“Retourne dans ta cuisine" : quand la haine en ligne devient une violence au travail
Ce que vivent les créatrices de contenu lors d'événements comme le GP Explorer n'est pas un simple backlash digital. C'est une attaque dans leur cadre professionnel. Et on ne le tolérerait jamais ailleurs.
Travailler en ligne, subir hors cadre
Il faut qu’on arrête de minimiser ce qui se passe. Quand une femme créatrice de contenu monte dans une voiture de course ou poste une vidéo sponsorisée, elle n'est pas en train de "jouer à Internet". Elle travaille.
Elle exerce un métier.

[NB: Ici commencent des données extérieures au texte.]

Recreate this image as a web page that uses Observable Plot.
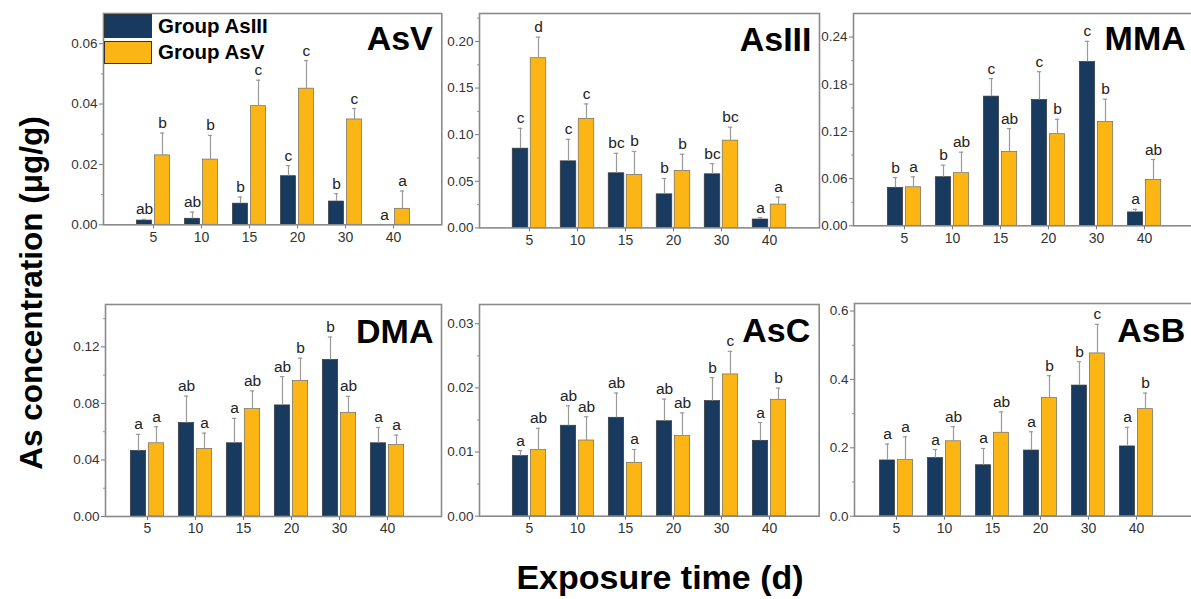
<!DOCTYPE html>
<html>
<head>
<meta charset="utf-8">
<script src="https://cdn.jsdelivr.net/npm/d3@7"></script>
<script src="https://cdn.jsdelivr.net/npm/@observablehq/plot@0.6"></script>
<style>
  html, body { margin: 0; padding: 0; background: #fff; }
  #wrap { position: relative; width: 1191px; height: 599px; overflow: hidden; background: #fff;
          font-family: "Liberation Sans", Arial, Helvetica, sans-serif; }
  .abs { position: absolute; }
</style>
</head>
<body>
<div id="wrap"></div>
<script>
// ---------- data ----------
const days = ["5", "10", "15", "20", "30", "40"];
const groups = ["Group AsIII", "Group AsV"];

const asvMeanIII = [0.0014, 0.0020, 0.0070, 0.0161, 0.0077, 0];
const asvSdIII   = [0.0004, 0.0022, 0.0022, 0.0035, 0.0026, 0];
const asvLetIII  = ["ab", "ab", "b", "c", "b", "a"];
const asvMeanV   = [0.0230, 0.0216, 0.0393, 0.0451, 0.0349, 0.0053];
const asvSdV     = [0.0074, 0.0080, 0.0086, 0.0093, 0.0036, 0.0059];
const asvLetV    = ["b", "b", "c", "c", "c", "a"];

const asiiiMeanIII = [0.085, 0.0714, 0.0586, 0.036, 0.0575, 0.009];
const asiiiSdIII   = [0.0218, 0.0236, 0.0214, 0.017, 0.0115, 0.002];
const asiiiLetIII  = ["c", "c", "bc", "b", "bc", "a"];
const asiiiMeanV   = [0.182, 0.117, 0.0568, 0.061, 0.0936, 0.025];
const asiiiSdV     = [0.0226, 0.016, 0.0252, 0.018, 0.0144, 0.008];
const asiiiLetV    = ["d", "c", "b", "b", "bc", "a"];

const mmaMeanIII = [0.0483, 0.0618, 0.1643, 0.160, 0.2084, 0.017];
const mmaSdIII   = [0.0131, 0.0153, 0.0229, 0.036, 0.0262, 0.004];
const mmaLetIII  = ["b", "b", "c", "c", "c", "a"];
const mmaMeanV   = [0.049, 0.0669, 0.094, 0.1165, 0.132, 0.0584];
const mmaSdV     = [0.0133, 0.0267, 0.0297, 0.019, 0.029, 0.0259];
const mmaLetV    = ["a", "ab", "ab", "b", "b", "ab"];

const dmaMeanIII = [0.0464, 0.0661, 0.0518, 0.0786, 0.1108, 0.0518];
const dmaSdIII   = [0.0117, 0.0191, 0.0176, 0.0204, 0.0162, 0.0112];
const dmaLetIII  = ["a", "ab", "a", "ab", "b", "a"];
const dmaMeanV   = [0.0518, 0.0478, 0.076, 0.0958, 0.0732, 0.0506];
const dmaSdV     = [0.0117, 0.0112, 0.0129, 0.0162, 0.0118, 0.007];
const dmaLetV    = ["a", "a", "ab", "b", "ab", "a"];

const ascMeanIII = [0.00936, 0.0141, 0.01534, 0.0148, 0.01794, 0.01175];
const ascSdIII   = [0.00088, 0.0031, 0.00386, 0.00345, 0.00366, 0.00285];
const ascLetIII  = ["a", "ab", "ab", "ab", "b", "a"];
const ascMeanV   = [0.0103, 0.0118, 0.00832, 0.01248, 0.0221, 0.01815];
const ascSdV     = [0.0034, 0.0037, 0.00208, 0.00362, 0.0036, 0.00182];
const ascLetV    = ["ab", "ab", "a", "ab", "c", "b"];

const asbMeanIII = [0.163, 0.170, 0.149, 0.192, 0.382, 0.204];
const asbSdIII   = [0.048, 0.025, 0.049, 0.055, 0.070, 0.056];
const asbLetIII  = ["a", "a", "a", "a", "b", "a"];
const asbMeanV   = [0.164, 0.219, 0.244, 0.3456, 0.476, 0.313];
const asbSdV     = [0.068, 0.043, 0.061, 0.0654, 0.085, 0.047];
const asbLetV    = ["a", "ab", "ab", "b", "c", "b"];

// ---------- styles ----------
const NAVY = "#173a5e";
const GOLD = "#fbb616";
const FONT = "'Liberation Sans', Arial, Helvetica, sans-serif";

// panel layout (page pixels): frame box, first/last category centers, y max, tick step
const panels = [
  {name: "AsV",   L: 102.7, T: 13,    R: 441,  B: 224.3, c1: 150.7, c6: 395,    ymax: 0.07,  step: 0.02, dec: 2, tdx: -9,  tdy: 37,
   m1: asvMeanIII, s1: asvSdIII, l1: asvLetIII, m2: asvMeanV, s2: asvSdV, l2: asvLetV},
  {name: "AsIII", L: 479,   T: 13.3,  R: 819,  B: 227.7, c1: 527.7, c6: 770,    ymax: 0.23,  step: 0.05, dec: 2, tdx: -8,  tdy: 38,
   m1: asiiiMeanIII, s1: asiiiSdIII, l1: asiiiLetIII, m2: asiiiMeanV, s2: asiiiSdV, l2: asiiiLetV},
  {name: "MMA",   L: 852.7, T: 12.7,  R: 1196, B: 225,   c1: 901.7, c6: 1145,   ymax: 0.27,  step: 0.06, dec: 2, tdx: -11, tdy: 37,
   m1: mmaMeanIII, s1: mmaSdIII, l1: mmaLetIII, m2: mmaMeanV, s2: mmaSdV, l2: mmaLetV},
  {name: "DMA",   L: 105,   T: 304,   R: 441,  B: 516,   c1: 145,   c6: 388.3,  ymax: 0.15,  step: 0.04, dec: 2, tdx: -8,  tdy: 38,
   m1: dmaMeanIII, s1: dmaSdIII, l1: dmaLetIII, m2: dmaMeanV, s2: dmaSdV, l2: dmaLetV},
  {name: "AsC",   L: 479.3, T: 304,   R: 819,  B: 515.7, c1: 527.7, c6: 771,    ymax: 0.033, step: 0.01, dec: 2, tdx: -9,  tdy: 38,
   m1: ascMeanIII, s1: ascSdIII, l1: ascLetIII, m2: ascMeanV, s2: ascSdV, l2: ascLetV},
  {name: "AsB",   L: 854.3, T: 303.3, R: 1196, B: 516,   c1: 894,   c6: 1138.3, ymax: 0.622, step: 0.2,  dec: 1, tdx: -11, tdy: 39,
   m1: asbMeanIII, s1: asbSdIII, l1: asbLetIII, m2: asbMeanV, s2: asbSdV, l2: asbLetV}
];

const wrap = document.getElementById("wrap");

function makePanel(p) {
  const mL = 52, mR = 4, mT = 6, mB = 30;
  const width = (p.R - p.L) + mL + mR;
  const height = (p.B - p.T) + mT + mB;
  const s = (p.c6 - p.c1) / 5;
  const half = s / 2;
  const x0 = mL + (p.c1 - p.L) - half;
  const x1 = mL + (p.c6 - p.L) + half;

  const rows = days.map((d, i) => ({
    day: d, m1: p.m1[i], s1: p.s1[i], l1: p.l1[i], m2: p.m2[i], s2: p.s2[i], l2: p.l2[i]
  }));

  const nMaj = Math.floor(p.ymax / p.step + 1e-6);
  const majors = d3.range(0, nMaj + 1).map(i => +(i * p.step).toFixed(4));
  const minors = d3.range(0, nMaj + 1).map(i => +((i + 0.5) * p.step).toFixed(4)).filter(v => v < p.ymax);

  const barW = 16, gap = 1;       // bar width & half-gap (px)
  const off = gap + barW / 2;     // offset of each bar center from category center
  const capW = 5;

  const svg = Plot.plot({
    width, height,
    marginLeft: mL, marginRight: mR, marginTop: mT, marginBottom: mB,
    x: {type: "band", domain: days, range: [x0, x1], padding: 0, axis: null, label: null},
    y: {domain: [0, p.ymax], axis: null, label: null},
    style: {fontFamily: FONT, background: "transparent", overflow: "visible"},
    marks: [
      // bars
      Plot.barY(rows, {x: "day", y: "m1", fill: NAVY, stroke: "#3a3a3a", strokeWidth: 0.7,
        insetLeft: half - off - barW / 2, insetRight: half + gap}),
      Plot.barY(rows, {x: "day", y: "m2", fill: GOLD, stroke: "#6b6b6b", strokeWidth: 0.7,
        insetLeft: half + gap, insetRight: half - off - barW / 2}),
      // error bars (upper only)
      Plot.ruleX(rows.filter(d => d.s1 > 0), {x: "day", y1: "m1", y2: d => d.m1 + d.s1, dx: -off, stroke: "#9a9a9a", strokeWidth: 1.2}),
      Plot.ruleX(rows.filter(d => d.s2 > 0), {x: "day", y1: "m2", y2: d => d.m2 + d.s2, dx: off, stroke: "#9a9a9a", strokeWidth: 1.2}),
      Plot.tickY(rows.filter(d => d.s1 > 0), {x: "day", y: d => d.m1 + d.s1, stroke: "#9a9a9a", strokeWidth: 1.2,
        insetLeft: half - off - capW / 2, insetRight: half + off - capW / 2}),
      Plot.tickY(rows.filter(d => d.s2 > 0), {x: "day", y: d => d.m2 + d.s2, stroke: "#9a9a9a", strokeWidth: 1.2,
        insetLeft: half + off - capW / 2, insetRight: half - off - capW / 2}),
      // significance letters
      Plot.text(rows, {x: "day", y: d => d.m1 + d.s1, text: "l1", dx: -off, dy: -5, lineAnchor: "bottom",
        fontSize: 15.5, fill: "#222"}),
      Plot.text(rows, {x: "day", y: d => d.m2 + d.s2, text: "l2", dx: off, dy: -5, lineAnchor: "bottom",
        fontSize: 15.5, fill: "#222"}),
      // axes
      Plot.axisY({ticks: majors, tickFormat: d3.format(`.${p.dec}f`), tickSize: 4, tickPadding: 2,
        fontSize: 13.5, stroke: "#777", fill: "#333", label: null}),
      Plot.axisY({ticks: minors, tickFormat: () => "", tickSize: 2, stroke: "#999", label: null}),
      Plot.axisX({tickSize: 4, tickPadding: 3, fontSize: 14, stroke: "#777", fill: "#333", label: null}),
      Plot.frame({stroke: "#8a8a8a", strokeWidth: 1.6}),
      // panel title
      Plot.text([p.name], {frameAnchor: "top-right", dx: p.tdx, dy: p.tdy, lineAnchor: "bottom",
        text: d => d, fontSize: 34, fontWeight: "bold", fill: "#000"})
    ]
  });
  svg.classList.add("abs");
  svg.style.left = (p.L - mL) + "px";
  svg.style.top = (p.T - mT) + "px";
  wrap.appendChild(svg);
}

panels.forEach(makePanel);

// ---------- legend (top-left of first panel) ----------
const legendColors = [NAVY, GOLD];
groups.forEach((g, i) => {
  const top = 14 + i * 26.7;
  const sw = document.createElement("div");
  sw.className = "abs";
  Object.assign(sw.style, {left: "104.3px", top: top + "px", width: "45.5px", height: "21.5px",
    background: legendColors[i], border: "1px solid #333"});
  wrap.appendChild(sw);
  const tx = document.createElement("div");
  tx.className = "abs";
  tx.textContent = g;
  Object.assign(tx.style, {left: "158px", top: (top - 0.5) + "px", height: "23px", lineHeight: "23px",
    fontSize: "20.5px", fontWeight: "bold", color: "#000", whiteSpace: "nowrap"});
  wrap.appendChild(tx);
});

// ---------- shared axis titles ----------
const yTitle = document.createElement("div");
yTitle.className = "abs";
yTitle.textContent = "As concentration (μg/g)";
Object.assign(yTitle.style, {left: "31px", top: "293px", transform: "translate(-50%, -50%) rotate(-90deg)",
  fontSize: "31.5px", fontWeight: "bold", color: "#000", whiteSpace: "nowrap"});
wrap.appendChild(yTitle);

const xTitle = document.createElement("div");
xTitle.className = "abs";
xTitle.textContent = "Exposure time (d)";
Object.assign(xTitle.style, {left: "660px", top: "577px", transform: "translate(-50%, -50%)",
  fontSize: "34px", fontWeight: "bold", color: "#000", whiteSpace: "nowrap"});
wrap.appendChild(xTitle);
</script>
</body>
</html>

Avec ses compétences, ses prises de risques, son exposition. Et quand elle se prend des milliers de commentaires sexistes, humiliants, violents, ce n'est pas un débat d'opinion. C'est du harcèlement professionnel. Point.

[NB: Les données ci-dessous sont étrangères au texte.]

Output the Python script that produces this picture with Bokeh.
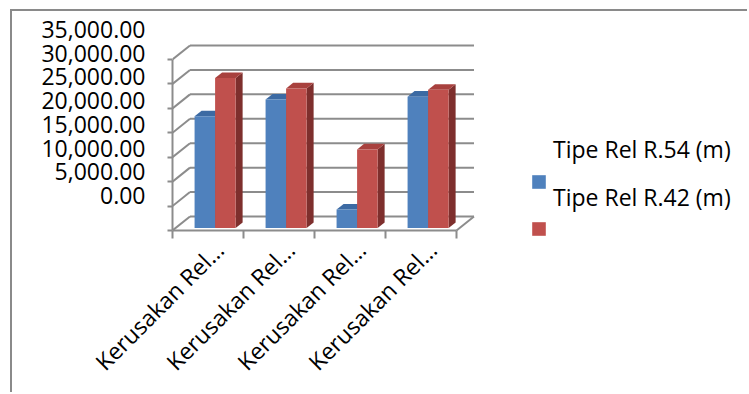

GP Explorer : l'exposition et la meute
En 2023, après un accrochage en course lors du GP Explorer, la créatrice Manon Lanza a reçu un déluge de haine. "Femme au volant, mort au tournant". "Retourne dans ta cuisine." "On devrait t'interdire de piloter." Et une volée d'autres insultes d'une violence énorme. Ce n’est pas une impression : selon TF1 Info, elle a reçu plusieurs milliers de messages haineux en quelques heures.
En 2025, rebelote pour Kaatsup, deuxième au classement final : on l'accuse d'avoir "volé la place de Squeezie", de ne pas mériter sa victoire, de ne devoir sa performance qu'à la chance. Ou à son genre. BFMTV rapporte qu'elle a choisi d'ignorer les messages, mais leur teneur était sans ambigüité : sexisme crasse, mépris gratuit, attaques personnelles. Certains commentaires disaient : "Heureusement qu'il n'y avait pas de créneau à faire", ou encore : "C'est parce qu'elle est une meuf qu'on la laisse gagner."

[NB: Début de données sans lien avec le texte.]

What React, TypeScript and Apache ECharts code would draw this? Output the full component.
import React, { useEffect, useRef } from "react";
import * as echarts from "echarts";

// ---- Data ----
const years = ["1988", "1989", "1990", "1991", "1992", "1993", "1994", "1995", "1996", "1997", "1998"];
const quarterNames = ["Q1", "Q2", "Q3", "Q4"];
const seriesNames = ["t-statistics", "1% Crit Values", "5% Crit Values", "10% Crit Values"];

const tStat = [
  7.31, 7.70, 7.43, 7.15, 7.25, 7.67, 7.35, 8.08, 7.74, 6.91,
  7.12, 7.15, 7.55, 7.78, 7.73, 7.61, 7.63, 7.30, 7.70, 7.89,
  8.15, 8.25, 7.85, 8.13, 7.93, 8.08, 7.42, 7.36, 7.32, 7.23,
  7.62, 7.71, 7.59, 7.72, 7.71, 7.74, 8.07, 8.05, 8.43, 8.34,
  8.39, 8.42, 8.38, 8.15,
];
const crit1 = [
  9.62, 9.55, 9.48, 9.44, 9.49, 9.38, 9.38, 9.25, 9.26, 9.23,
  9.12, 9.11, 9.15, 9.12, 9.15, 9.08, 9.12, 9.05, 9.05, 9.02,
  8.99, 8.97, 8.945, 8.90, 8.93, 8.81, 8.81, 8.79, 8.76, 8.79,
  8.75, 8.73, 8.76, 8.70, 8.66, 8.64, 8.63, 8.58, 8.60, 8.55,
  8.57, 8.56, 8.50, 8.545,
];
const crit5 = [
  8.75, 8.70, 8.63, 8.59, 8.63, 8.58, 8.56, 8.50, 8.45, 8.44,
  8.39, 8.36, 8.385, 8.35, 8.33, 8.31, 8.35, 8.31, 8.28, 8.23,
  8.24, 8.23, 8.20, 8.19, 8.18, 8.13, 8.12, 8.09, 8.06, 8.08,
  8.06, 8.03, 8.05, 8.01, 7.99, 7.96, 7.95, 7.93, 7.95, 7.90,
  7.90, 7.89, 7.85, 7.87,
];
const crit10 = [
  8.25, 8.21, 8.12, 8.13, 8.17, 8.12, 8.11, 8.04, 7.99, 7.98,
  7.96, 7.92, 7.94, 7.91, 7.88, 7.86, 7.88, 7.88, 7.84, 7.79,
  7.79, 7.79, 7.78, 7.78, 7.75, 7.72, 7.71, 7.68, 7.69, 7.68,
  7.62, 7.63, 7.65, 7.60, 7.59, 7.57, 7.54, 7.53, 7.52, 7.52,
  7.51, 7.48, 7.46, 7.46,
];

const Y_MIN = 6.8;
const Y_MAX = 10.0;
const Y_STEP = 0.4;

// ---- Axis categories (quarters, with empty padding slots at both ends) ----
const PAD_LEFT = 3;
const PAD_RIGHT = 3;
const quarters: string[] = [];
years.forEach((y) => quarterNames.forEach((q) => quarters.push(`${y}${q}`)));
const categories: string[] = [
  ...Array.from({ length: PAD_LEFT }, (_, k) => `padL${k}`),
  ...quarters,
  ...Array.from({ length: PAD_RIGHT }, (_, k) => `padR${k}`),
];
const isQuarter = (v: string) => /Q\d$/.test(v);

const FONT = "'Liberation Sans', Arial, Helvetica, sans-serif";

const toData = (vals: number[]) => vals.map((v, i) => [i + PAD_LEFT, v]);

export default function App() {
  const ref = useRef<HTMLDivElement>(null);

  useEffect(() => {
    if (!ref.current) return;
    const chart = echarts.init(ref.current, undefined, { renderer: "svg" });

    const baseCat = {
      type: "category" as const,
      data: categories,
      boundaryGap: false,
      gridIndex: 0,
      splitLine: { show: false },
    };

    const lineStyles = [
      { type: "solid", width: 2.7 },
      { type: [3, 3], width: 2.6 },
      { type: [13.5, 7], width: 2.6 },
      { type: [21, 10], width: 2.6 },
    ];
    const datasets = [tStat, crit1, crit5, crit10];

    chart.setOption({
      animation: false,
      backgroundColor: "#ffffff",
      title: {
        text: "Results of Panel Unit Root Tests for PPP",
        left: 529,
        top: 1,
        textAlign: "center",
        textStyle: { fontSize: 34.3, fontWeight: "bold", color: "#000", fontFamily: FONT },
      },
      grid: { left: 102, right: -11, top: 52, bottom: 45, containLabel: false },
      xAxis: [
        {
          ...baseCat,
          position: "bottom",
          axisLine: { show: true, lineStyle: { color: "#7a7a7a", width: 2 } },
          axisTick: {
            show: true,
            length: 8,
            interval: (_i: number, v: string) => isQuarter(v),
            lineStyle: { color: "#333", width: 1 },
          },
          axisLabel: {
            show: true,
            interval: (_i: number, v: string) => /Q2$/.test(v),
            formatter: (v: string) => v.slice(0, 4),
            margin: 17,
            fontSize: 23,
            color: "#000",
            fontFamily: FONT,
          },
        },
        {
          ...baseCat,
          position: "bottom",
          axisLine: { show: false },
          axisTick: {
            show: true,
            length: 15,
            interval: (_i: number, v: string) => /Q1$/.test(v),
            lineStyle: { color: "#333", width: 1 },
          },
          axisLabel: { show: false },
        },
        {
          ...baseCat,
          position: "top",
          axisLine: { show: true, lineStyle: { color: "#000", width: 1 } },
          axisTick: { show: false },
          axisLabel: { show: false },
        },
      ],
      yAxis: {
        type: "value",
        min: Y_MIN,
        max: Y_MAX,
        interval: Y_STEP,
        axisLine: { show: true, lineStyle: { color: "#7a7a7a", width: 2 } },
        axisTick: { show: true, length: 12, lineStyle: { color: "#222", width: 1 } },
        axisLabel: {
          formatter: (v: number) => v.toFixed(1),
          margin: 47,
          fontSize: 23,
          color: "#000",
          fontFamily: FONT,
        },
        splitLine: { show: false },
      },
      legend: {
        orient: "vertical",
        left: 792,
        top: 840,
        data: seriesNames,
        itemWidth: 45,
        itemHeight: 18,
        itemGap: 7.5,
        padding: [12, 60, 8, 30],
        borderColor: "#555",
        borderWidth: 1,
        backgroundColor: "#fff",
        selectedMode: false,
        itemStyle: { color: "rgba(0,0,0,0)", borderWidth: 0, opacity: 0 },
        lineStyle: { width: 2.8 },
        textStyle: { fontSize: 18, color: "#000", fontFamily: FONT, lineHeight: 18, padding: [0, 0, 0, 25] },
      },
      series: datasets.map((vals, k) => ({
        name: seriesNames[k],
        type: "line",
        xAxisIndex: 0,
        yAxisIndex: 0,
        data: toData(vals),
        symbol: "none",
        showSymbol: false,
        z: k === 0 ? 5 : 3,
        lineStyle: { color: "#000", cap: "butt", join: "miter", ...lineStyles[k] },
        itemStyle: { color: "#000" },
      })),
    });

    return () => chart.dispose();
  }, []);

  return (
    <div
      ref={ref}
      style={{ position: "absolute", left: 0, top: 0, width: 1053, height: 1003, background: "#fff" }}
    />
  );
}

Et cette année, d’autres créatrices ont aussi été visées. Léa Elui, l’une des influenceuses françaises les plus suivies au monde, a été prise pour cible avec des commentaires moqueurs et dégradants sur son apparence, sa voix, sa présence. "Elle a rien à faire là." "Elle sert à quoi à part faire joli ?" Maghla, streameuse très engagée contre les violences sexistes, a, elle aussi, reçu une vague de commentaires haineux, souvent teintés d’ironie violente et de dénigrement systématique.
Et si c’était dans un open space ?
Mais imaginons un instant la même scène ailleurs. Une salariée en entreprise fait une présentation ratée. Est-ce qu'on autoriserait un collègue à lui balancer : "Retourne à la cuisine" ? Est-ce qu'on jugerait normal qu'un public se déchaîne contre elle, en meute, parce qu'elle est une femme ?
Non. Ce serait condamné. Il y aurait des sanctions. Des RH, des protocoles, un rappel à l'ordre. Parce que dans ce cadre-là, on reconnaît que l'humiliation sexiste n'a rien à faire au travail.
Pourquoi ce serait différent en ligne ? Pourquoi, parce que le bureau est remplacé par une caméra ou un circuit, on devrait tolérer l'intolérable ?
Leur scène, c’est une piste de course, un plateau de tournage, un livestream. Leur métier, c’est d’être visible, de créer, de performer. Les violences qu’elles reçoivent sont directement liées à leur activité professionnelle, comme si dans un open space, on se permettait de hurler des insultes à chaque femme qui prend la parole.
Harcèlement digital = souffrance réelle
Ce que vivent les créatrices aujourd’hui, c’est une nouvelle forme de violence au travail. Invisibilisée parce qu’elle passe par les commentaires. Banalisée parce qu’elle est publique. Mais réelle, constante, brutale.
Les études sont claires : les femmes sont plus exposées que les hommes au harcèlement en ligne, reçoivent plus d'insultes à caractère sexiste, et adaptent leur comportement pour se protéger. Selon une étude de 2023 intitulée "Women’s Perspectives on Harm and Justice after Online Harassment", elles déclarent un impact psychologique plus lourd, une tendance à se censurer, voire à quitter les plateformes.
Une autre recherche du Center for Countering Digital Hate (CCDH) montre que les créatrices sont souvent ciblées dès qu’elles abordent des sujets féministes ou simplement parce qu’elles sont visibles.
Et pendant ce temps, les plateformes esquivent. Les collectifs sont rares. La parole de celles qui restent est d'autant plus précieuse.
Créer, ce n’est pas encaisser
Créer du contenu, ce n’est pas juste "poster". C’est gérer une audience, une stratégie, un message. C’est exposer son visage, sa voix, ses idées. C’est s’exposer tout court.
Et on ne devrait pas avoir à s’endurcir pour survivre. Ni à "prendre sur soi". Ni à ignorer les injures pour "ne pas faire de vagues". On devrait pouvoir travailler sans être attaquée.
La création de contenu est un vrai métier. La haine qu’il suscite chez certains, surtout quand elle vise des femmes, est une vraie violence professionnelle. Et il est temps de la traiter comme telle.